Boston Area Research Initiative (BARI)
School of Public Policy and Urban Affairs
Northeastern University, Boston

 

Abstract: The occurrence of crime depends on a multitude of factors, namely crime attractors or generators, and it shows high spatiotemporal complexity. This presentation is targeting two opposite crime perspectives: (1) objective crime, and (2) subjective crime—perceived crime safety—fear of crime. This work contributes to the research on environmental crime analysis and prediction by pursuing two objectives. The first goal is to uncover spatial relationships between crime occurrences and nearby social media activity, whereas the second goal is to estimate the possible influence of social media posts on crime prediction models. The focus of this part of the presentation is on sporting events, suggesting that spatial crime patterns and people’s social posts are similar on event days and more dissimilar on non-event days. The subjectivity in crime is captured through the lenses of fear of crime. This project is an approach to amalgamate the knowledge about safety features already studied in the urban environment.

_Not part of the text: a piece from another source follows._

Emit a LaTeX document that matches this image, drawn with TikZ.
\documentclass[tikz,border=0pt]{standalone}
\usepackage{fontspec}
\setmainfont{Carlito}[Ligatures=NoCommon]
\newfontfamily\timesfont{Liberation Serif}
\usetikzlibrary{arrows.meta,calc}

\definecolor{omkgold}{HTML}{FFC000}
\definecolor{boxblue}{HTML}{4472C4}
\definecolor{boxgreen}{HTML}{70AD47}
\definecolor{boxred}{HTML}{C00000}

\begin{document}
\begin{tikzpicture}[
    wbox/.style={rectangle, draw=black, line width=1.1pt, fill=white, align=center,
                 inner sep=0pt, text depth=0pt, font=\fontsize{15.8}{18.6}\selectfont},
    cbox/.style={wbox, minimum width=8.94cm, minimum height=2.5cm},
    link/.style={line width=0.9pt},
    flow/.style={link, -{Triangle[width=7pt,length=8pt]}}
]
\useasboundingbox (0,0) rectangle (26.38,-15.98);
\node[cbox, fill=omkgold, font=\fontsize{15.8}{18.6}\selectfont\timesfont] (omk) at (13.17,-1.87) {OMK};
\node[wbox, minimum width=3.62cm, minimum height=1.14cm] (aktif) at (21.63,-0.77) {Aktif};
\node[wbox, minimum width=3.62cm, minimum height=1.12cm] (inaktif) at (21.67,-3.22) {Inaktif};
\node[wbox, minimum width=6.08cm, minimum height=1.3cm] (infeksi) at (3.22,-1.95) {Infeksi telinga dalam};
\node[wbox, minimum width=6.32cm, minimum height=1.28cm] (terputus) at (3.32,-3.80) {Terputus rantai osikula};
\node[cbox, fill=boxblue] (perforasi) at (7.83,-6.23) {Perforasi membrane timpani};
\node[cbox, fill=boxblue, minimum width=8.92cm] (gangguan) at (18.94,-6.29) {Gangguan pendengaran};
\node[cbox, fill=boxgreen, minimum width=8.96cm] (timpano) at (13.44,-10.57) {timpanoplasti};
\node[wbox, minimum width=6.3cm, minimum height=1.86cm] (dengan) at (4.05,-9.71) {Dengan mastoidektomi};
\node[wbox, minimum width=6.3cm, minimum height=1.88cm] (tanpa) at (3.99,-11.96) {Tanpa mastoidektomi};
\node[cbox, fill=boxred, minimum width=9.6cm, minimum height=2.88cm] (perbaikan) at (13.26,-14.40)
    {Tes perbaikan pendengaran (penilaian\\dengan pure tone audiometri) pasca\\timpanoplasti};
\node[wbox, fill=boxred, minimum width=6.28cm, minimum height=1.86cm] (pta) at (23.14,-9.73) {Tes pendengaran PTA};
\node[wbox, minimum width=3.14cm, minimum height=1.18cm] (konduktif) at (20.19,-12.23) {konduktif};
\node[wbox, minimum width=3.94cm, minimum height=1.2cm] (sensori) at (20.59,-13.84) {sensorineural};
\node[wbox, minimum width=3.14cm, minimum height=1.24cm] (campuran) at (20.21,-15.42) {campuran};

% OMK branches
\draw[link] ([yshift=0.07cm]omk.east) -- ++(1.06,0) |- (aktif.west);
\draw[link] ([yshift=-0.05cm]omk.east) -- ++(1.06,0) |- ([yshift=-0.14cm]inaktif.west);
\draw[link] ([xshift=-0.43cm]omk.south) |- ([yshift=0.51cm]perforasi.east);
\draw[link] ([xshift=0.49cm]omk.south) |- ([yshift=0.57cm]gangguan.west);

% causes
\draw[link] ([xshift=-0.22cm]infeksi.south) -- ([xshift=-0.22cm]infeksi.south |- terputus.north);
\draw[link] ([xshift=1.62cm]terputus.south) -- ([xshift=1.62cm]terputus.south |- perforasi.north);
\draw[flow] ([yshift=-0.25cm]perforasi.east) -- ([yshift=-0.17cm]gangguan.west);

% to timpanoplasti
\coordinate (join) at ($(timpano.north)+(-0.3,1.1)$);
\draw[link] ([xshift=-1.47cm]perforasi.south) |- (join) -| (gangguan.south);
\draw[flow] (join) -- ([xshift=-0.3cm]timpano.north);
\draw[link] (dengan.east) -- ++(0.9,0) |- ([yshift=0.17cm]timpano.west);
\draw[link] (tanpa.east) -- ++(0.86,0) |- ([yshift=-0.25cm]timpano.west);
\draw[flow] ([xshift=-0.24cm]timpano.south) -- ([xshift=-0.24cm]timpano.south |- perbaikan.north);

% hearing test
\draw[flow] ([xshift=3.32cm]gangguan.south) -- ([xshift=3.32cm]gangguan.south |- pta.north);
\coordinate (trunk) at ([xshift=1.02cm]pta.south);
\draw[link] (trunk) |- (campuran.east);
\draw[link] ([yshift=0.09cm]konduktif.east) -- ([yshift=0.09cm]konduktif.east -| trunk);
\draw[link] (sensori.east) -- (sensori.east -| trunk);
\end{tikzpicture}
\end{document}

The primary goal of this work is in using a fusion methodology for integrating a systematic video data acquisition, geographical storytelling, and human physiological measurements to build upon the analysis of the urban environment through a GIS-based platform. The three main objectives of this project are: (1) to test the compatibility of data acquisition through mixed technologies; (2) to extract safety information from the data acquired using mixed methods and to implement it in a GIS-based model; (3) to compare official crime data reported to the police, urban blight indicators, and people’s perceived safety, extracted from the mixed-method approach.

Bio: Alina Ristea is a Postdoctoral Research Associate at the Boston Area Research Initiative (BARI), part of the School of Public Policy and Urban Affairs, Northeastern University. She has a Ph.D. in Applied Geoinformatics from the University of Salzburg, Austria (2019), entitled Integration and Evaluation of Social Media in Crime Prediction Models. Her background studies are in the domains of geography, cartography, and Geographic Information Systems (GIS). Ristea’s research interests are highly interdisciplinary, and include interdisciplinary level, focusing among others on combining elements of GIScience, urban informatics, neighborhood effects, spatiotemporal crime analysis, social media mining, predictive analytics, and safety perception. She is a guest editor for the International Journal of Geo-Information (IJGI), by MDPI: Special Issue Urban Crime Mapping and Analysis Using GIS. In addition, she is a member of the International Association of Crime Analysts (IACA) and the American Association of Geographers (AAG). Among others, Ristea won a Marshall Plan Scholarship (February–May 2019), from the Austrian Marshall Plan Foundation, for a research stay at Louisiana State University (LSU).

The objective of the ThinkSpatial Forum is to exchange ideas about spatial perspectives in research and teaching, broaden communication and cooperation across disciplines among faculty and graduate students, and encourage the sharing of tools and concepts.